01/08/14

Détective ou vie privé(e)

L’affaire fait suite à un litige entre l’institut professionnel des agents immobiliers (IPI) d’une part, et Monsieur ENGLEBERT, la SPRL IMMO 9 et Monsieur FRANCOTTE, d’autre part.

L’IPI a notamment pour mission de veiller aux conditions d’accès à la profession d’agent immobilier et au bon exercice de celle-ci. Dans ce cadre, il lui est possible de recourir aux services de détectives privés agréés conformément à la loi du 19 juillet 1991.

Dans la présente affaire, l’IPI avait demandé au tribunal de commerce de CHARLEROI de constater que les trois intimés avaient commis des actes contraires à la réglementation applicable et de les condamner à cesser diverses activités immobilières.

Cette action intentée par l’IPI était fondée sur des éléments de preuve recueillis par des détectives privés.

Le tribunal de commerce s’est interrogé sur la valeur à attribuer à ces preuves, lesquelles ayant pu être collectées en violation de la loi du 8 décembre 1992 relative à la protection de la vie privée à l’égard des traitements de données à caractère personnel.

Par une question préjudicielle, le tribunal a alors demandé à la Cour constitutionnelle si cette loi n’était pas contraire à la Constitution en en ce qu’il n’étendait pas aux détectives privés les exceptions à l’obligation d’informer la personne concernée quant au traitement de ses données à caractère personnel (art. 9 de la loi). En vertu de l’article 3, §§ 3 à 7, cette exception à l’obligation d’information s’applique d’une part à d’autres catégories de professionnels (les personnes exerçant une activité journalistique, artistique ou littéraire) et, d’autre part, à des organismes publics (les services compétent en matière de sécurité et de police et les centre européen pour les enfants disparus et sexuellement exploités).

La loi du 8 décembre 1992 a servi de base légale pour la transposition de la directive 95/46 du 24 octobre 1995 relative à la protection des personnes physiques à l’égard du traitement des données à caractère personnel et à la libre circulation de ces données. La Cour constitutionnelle a donc estimé nécessaire de s’assurer auprès de la Cour de Justice de l’Union européenne (CJUE) de la correcte transposition de l’article 13, § 1, d) à g) sur le territoire belge.

Répondant aux deux premières questions préjudicielles de la Cour constitutionnelle, la CJUE a indiqué que :

Conformément à l’article 13, §1 de la directive, les Etats membres n’ont pas une obligation mais la faculté de transposer dans leur ordre interne une ou plusieurs exceptions à l’obligation d’information de la personne concernée;
L’activité de détective privé agissant pour le compte d’un organisme professionnel afin de rechercher des manquements à la déontologie d’une profession réglementée relève bien de l’exception prévue à l’article 13, §1, d), à savoir : « la prévention, la recherche, la détection et la poursuite d’infraction pénales ou de manquement à la déontologie dans le cadre de professions réglementées ».
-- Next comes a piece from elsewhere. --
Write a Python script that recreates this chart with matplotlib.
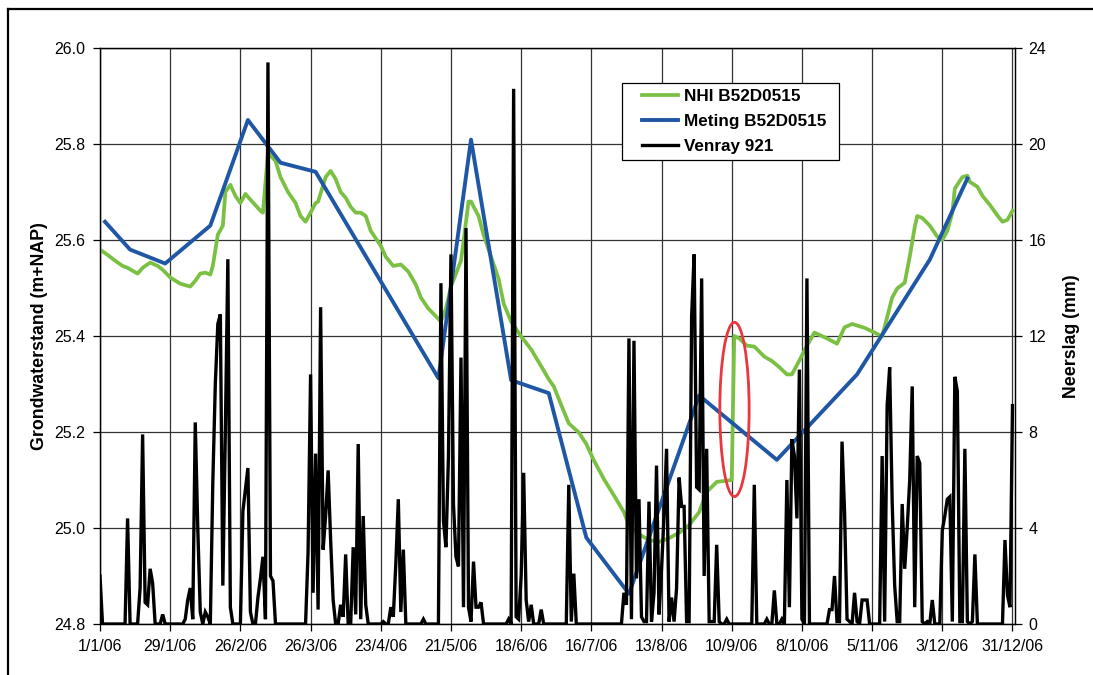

Suite à cette décision, la Cour constitutionnelle a, par un arrêt du 3 avril 2014, estimé que l’article 9, §1er avait pour effet de compliquer sérieusement la mission légale de contrôle du détective privé, voire la rendre impossible.

La Cour a dès lors conclu que :

« L’article 9 de la loi vie privée du 8 décembre 1992 viole les articles 11 et 11 de la Constitution dans la mesure où il s’applique automatiquement à l’activité d’un détective privé ayant été autorisé à exercer ses activités pour des personnes de droit public conformément à l’art. 13 de la loi du 19 juillet 1991 organisant la profession de détective privé et agissant pour un organisme professionnel de droit public qui est chargé par la loi de rechercher des manquements à la déontologie d’une profession réglementée ».